I’ve been testing the community versions of MLC and llama.cpp on Jetson Thor, and noticed a significant performance gap during prefill. I’d like to check if this is expected behavior or if there are optimization options I might have missed.
Model setup: Qwen3-30B-A3B (tested with Q4_K_M and q4bf16_1/q4f16_1 quantized variants)
Hardware: Jetson Thor
Performance comparison:
llama.cpp: Prefill for ~10k tokens takes about 30–40 seconds
MLC: Same setup requires 1.5× longer for prefill
On the other hand, MLC seems much faster during decode (roughly 3× faster than llama.cpp)
Stability:
llama.cpp server sometimes reports illegal memory access errors
MLC is more stable, but the prefill speed gap is quite large
Additional note: As far as I can tell, MLC currently does not support FP8 activation yet.
My questions are:
Is this prefill slowdown mainly due to MLC’s framework design, or lack of optimization/adaptation for Jetson Thor?

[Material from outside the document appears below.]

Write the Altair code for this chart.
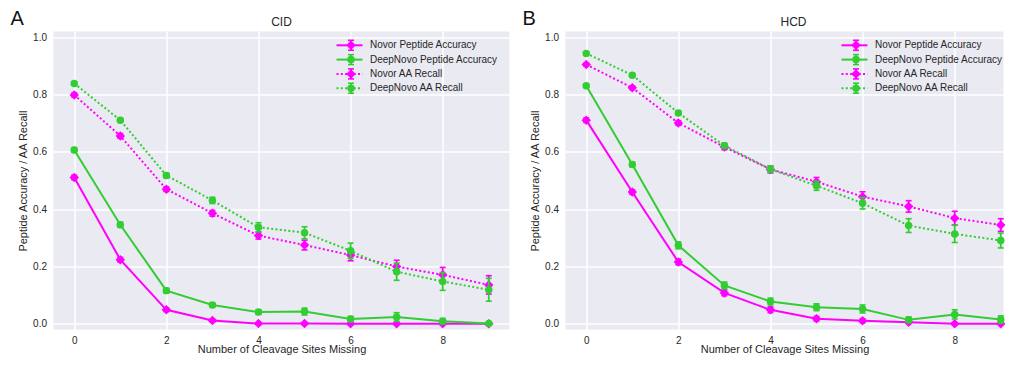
import altair as alt
import pandas as pd

# ---------------- data ----------------
x_vals = [0, 1, 2, 3, 4, 5, 6, 7, 8, 9]

series_names = ["Novor Peptide Accuracy", "DeepNovo Peptide Accuracy",
                "Novor AA Recall", "DeepNovo AA Recall"]

# CID panel
cid_novor_pep = [0.511, 0.224, 0.049, 0.012, 0.001, 0.001, 0.000, 0.000, 0.000, 0.000]
cid_novor_pep_err = [0.008, 0.008, 0.006, 0.005, 0.003, 0.003, 0.002, 0.002, 0.002, 0.002]
cid_deep_pep = [0.607, 0.346, 0.116, 0.066, 0.041, 0.043, 0.017, 0.024, 0.009, 0.001]
cid_deep_pep_err = [0.008, 0.009, 0.008, 0.007, 0.008, 0.012, 0.009, 0.015, 0.010, 0.003]
cid_novor_aa = [0.799, 0.656, 0.470, 0.386, 0.308, 0.275, 0.240, 0.200, 0.171, 0.136]
cid_novor_aa_err = [0.007, 0.008, 0.008, 0.010, 0.012, 0.017, 0.020, 0.022, 0.026, 0.032]
cid_deep_aa = [0.839, 0.711, 0.518, 0.431, 0.337, 0.318, 0.255, 0.182, 0.148, 0.119]
cid_deep_aa_err = [0.006, 0.007, 0.008, 0.011, 0.016, 0.021, 0.027, 0.030, 0.031, 0.040]

# HCD panel
hcd_novor_pep = [0.711, 0.460, 0.216, 0.108, 0.049, 0.018, 0.011, 0.006, 0.000, 0.000]
hcd_novor_pep_err = [0.008, 0.008, 0.010, 0.010, 0.010, 0.008, 0.007, 0.005, 0.003, 0.003]
hcd_deep_pep = [0.831, 0.556, 0.274, 0.134, 0.078, 0.058, 0.052, 0.014, 0.033, 0.015]
hcd_deep_pep_err = [0.006, 0.008, 0.012, 0.012, 0.012, 0.012, 0.014, 0.010, 0.016, 0.013]
hcd_novor_aa = [0.905, 0.824, 0.701, 0.617, 0.539, 0.496, 0.444, 0.410, 0.369, 0.345]
hcd_novor_aa_err = [0.005, 0.006, 0.008, 0.009, 0.012, 0.015, 0.017, 0.020, 0.024, 0.022]
hcd_deep_aa = [0.944, 0.868, 0.736, 0.622, 0.540, 0.482, 0.421, 0.343, 0.314, 0.291]
hcd_deep_aa_err = [0.005, 0.006, 0.007, 0.009, 0.011, 0.016, 0.020, 0.024, 0.030, 0.026]

x_tick_values = [0, 2, 4, 6, 8]
y_tick_values = [0.0, 0.2, 0.4, 0.6, 0.8, 1.0]

# ---------------- styling ----------------
MAGENTA = "#FF00FF"
GREEN = "#32CD32"
TEXT = "#262626"
FONT = "Liberation Sans"
H = 298
PX_PER_UNIT = 456 / 9.9

styles = {
    "Novor Peptide Accuracy": dict(color=MAGENTA, shape="diamond", size=90, dash=None),
    "DeepNovo Peptide Accuracy": dict(color=GREEN, shape="circle", size=56, dash=None),
    "Novor AA Recall": dict(color=MAGENTA, shape="diamond", size=90, dash=[2, 2.3]),
    "DeepNovo AA Recall": dict(color=GREEN, shape="circle", size=56, dash=[2, 2.3]),
}

y_scale = alt.Scale(domain=[-0.02, 1.02], nice=False, zero=False)

x_axis = alt.Axis(values=x_tick_values, format="d", title="Number of Cleavage Sites Missing",
                  ticks=False, domain=False, labelPadding=6, titleY=13.5, titleBaseline="top",
                  grid=True)
y_axis = alt.Axis(values=y_tick_values, format=".1f", title="Peptide Accuracy / AA Recall",
                  ticks=False, domain=False, labelPadding=7, titleX=-27,
                  titleBaseline="alphabetic", grid=True)


def Y(field):
    return alt.Y(field, type="quantitative", scale=y_scale, axis=y_axis)


def panel(title, letter, data, width, legend_x):
    x_scale = alt.Scale(domain=[-0.45, -0.45 + width / PX_PER_UNIT], nice=False, zero=False)

    def X(field):
        return alt.X(field, type="quantitative", scale=x_scale, axis=x_axis)

    layers = []
    for name in series_names:
        vals, errs = data[name]
        st = styles[name]
        df = pd.DataFrame({
            "x": x_vals,
            "value": vals,
            "lo": [v - e for v, e in zip(vals, errs)],
            "hi": [v + e for v, e in zip(vals, errs)],
            "series": name,
        })
        base = alt.Chart(df)
        line_kw = dict(color=st["color"], strokeWidth=2)
        if st["dash"]:
            line_kw["strokeDash"] = st["dash"]
        layers.append(base.mark_line(**line_kw).encode(x=X("x"), y=Y("value")))
        layers.append(base.mark_rule(color=st["color"], strokeWidth=1.8).encode(
            x=X("x"), y=Y("lo"), y2="hi"))
        for f in ["lo", "hi"]:
            layers.append(base.mark_tick(color=st["color"], orient="horizontal", size=6,
                                         thickness=1.6, opacity=1).encode(x=X("x"), y=Y(f)))
        layers.append(base.mark_point(shape=st["shape"], filled=True, size=st["size"],
                                      color=st["color"], opacity=1).encode(
            x=X("x"), y=Y("value")))

    # legend (drawn inside the plot, top right)
    lx = legend_x  # x of the legend line's left end, in plot pixels
    for i, name in enumerate(series_names):
        st = styles[name]
        ly = 13.7 + 14.3 * i
        ldf = pd.DataFrame({"label": [name]})
        lb = alt.Chart(ldf)
        lk = dict(color=st["color"], strokeWidth=2)
        if st["dash"]:
            lk["strokeDash"] = st["dash"]
        layers.append(lb.mark_rule(**lk).encode(
            x=alt.value(lx), x2=alt.value(lx + 26), y=alt.value(ly)))
        layers.append(lb.mark_rule(color=st["color"], strokeWidth=1.8).encode(
            x=alt.value(lx + 14.5), y=alt.value(ly - 5), y2=alt.value(ly + 5)))
        for dy in (-5, 5):
            layers.append(lb.mark_rule(color=st["color"], strokeWidth=1.6).encode(
                x=alt.value(lx + 11.5), x2=alt.value(lx + 17.5), y=alt.value(ly + dy)))
        layers.append(lb.mark_point(shape=st["shape"], filled=True, size=st["size"],
                                    color=st["color"], opacity=1).encode(
            x=alt.value(lx + 14.5), y=alt.value(ly)))
        layers.append(lb.mark_text(align="left", baseline="middle", fontSize=10,
                                   font=FONT, color=TEXT).encode(
            x=alt.value(lx + 33.5), y=alt.value(ly), text="label:N"))

    # panel title and letter
    title_df = pd.DataFrame({"label": [title]})
    layers.append(alt.Chart(title_df).mark_text(align="center", baseline="middle",
                                                fontSize=12, font=FONT, color=TEXT).encode(
        x=alt.value(228), y=alt.value(-10), text="label:N"))
    letter_df = pd.DataFrame({"label": [letter]})
    layers.append(alt.Chart(letter_df).mark_text(align="left", baseline="alphabetic",
                                                 fontSize=20, font=FONT, color="#111111").encode(
        x=alt.value(-43), y=alt.value(-7), text="label:N"))

    return alt.layer(*layers).properties(width=width, height=H)


cid = panel("CID", "A", {
    "Novor Peptide Accuracy": (cid_novor_pep, cid_novor_pep_err),
    "DeepNovo Peptide Accuracy": (cid_deep_pep, cid_deep_pep_err),
    "Novor AA Recall": (cid_novor_aa, cid_novor_aa_err),
    "DeepNovo AA Recall": (cid_deep_aa, cid_deep_aa_err),
}, 456, 283)
hcd = panel("HCD", "B", {
    "Novor Peptide Accuracy": (hcd_novor_pep, hcd_novor_pep_err),
    "DeepNovo Peptide Accuracy": (hcd_deep_pep, hcd_deep_pep_err),
    "Novor AA Recall": (hcd_novor_aa, hcd_novor_aa_err),
    "DeepNovo AA Recall": (hcd_deep_aa, hcd_deep_aa_err),
}, 438, 276)

chart = alt.hconcat(cid, hcd, spacing=13).properties(
    padding={"left": 2.5, "top": 0.6, "right": 0, "bottom": 0},
    background="white",
).configure(font=FONT).configure_view(
    fill="#EAEAF2", strokeWidth=0
).configure_axis(
    gridColor="white", gridWidth=1.5, gridOpacity=1,
    labelFont=FONT, labelFontSize=10, labelColor=TEXT,
    titleFont=FONT, titleFontSize=11, titleColor=TEXT, titleFontWeight="normal",
)

chart.save("out.html", embed_options={"renderer": "svg", "actions": False})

Are there recommended build flags, runtime parameters, or configuration tweaks to improve prefill performance?
If there are known issues or a roadmap for improvements, I’d really appreciate any pointers.
Yes—those numbers line up with what we see. With Qwen3-30B + q4bf16 on the simple sample, MLC’s short-completion decode throughput (~72 tok/s for 500 tokens in ~6.9 s) is roughly 3× our llama.cpp baseline on the same setup.
However, for long-context, prefill-dominated workloads (e.g., summarizing ~10k-token inputs), MLC is noticeably slower end-to-end on our side: ~2+ minutes for the job, whereas llama.cpp finishes in ~40 seconds under the same settings.
Thanks for checking. Yes—we’ve tried Qwen Coder 30B on a Jetson Orin 64GB side-by-side with MLC and llama.cpp, and our results match the report you referenced.
Our replication (single request, ~7,000-token input; short completion):
llama.cpp (q4_k_m):23–26 s first token **
MLC-LLM (q4f16_1):45–52 s first token **
That’s roughly a 2× slower prefill runtime for MLC on this workload.
Per the GitHub issue, we also tried prefill_chunk_size=4096 (vs. 2048 default). The improvement was marginal on our Orin setup.
Does the vLLM work for you? It seems that vLLM also supports FP8 activation.
We have an official vLLM container (from NGC) and can reach 226.42 tokens/sec. (But we don’t have the prefill time data)
Thanks a lot! I haven’t tried vLLM on Thor yet—previously I didn’t see an official image. In the link you shared, the NVIDIA Google Drive says I need permission. Could you please approve access?
If vLLM on Thor can reach ~226.42 tok/s decode and a reasonable prefill speed, that’s perfectly acceptable for our current needs. We only have one Thor device on hand (more are on the way). Once I get the additional machines —I’ll run tests, perform a detailed system analysis, and share the findings and improvement strategies here.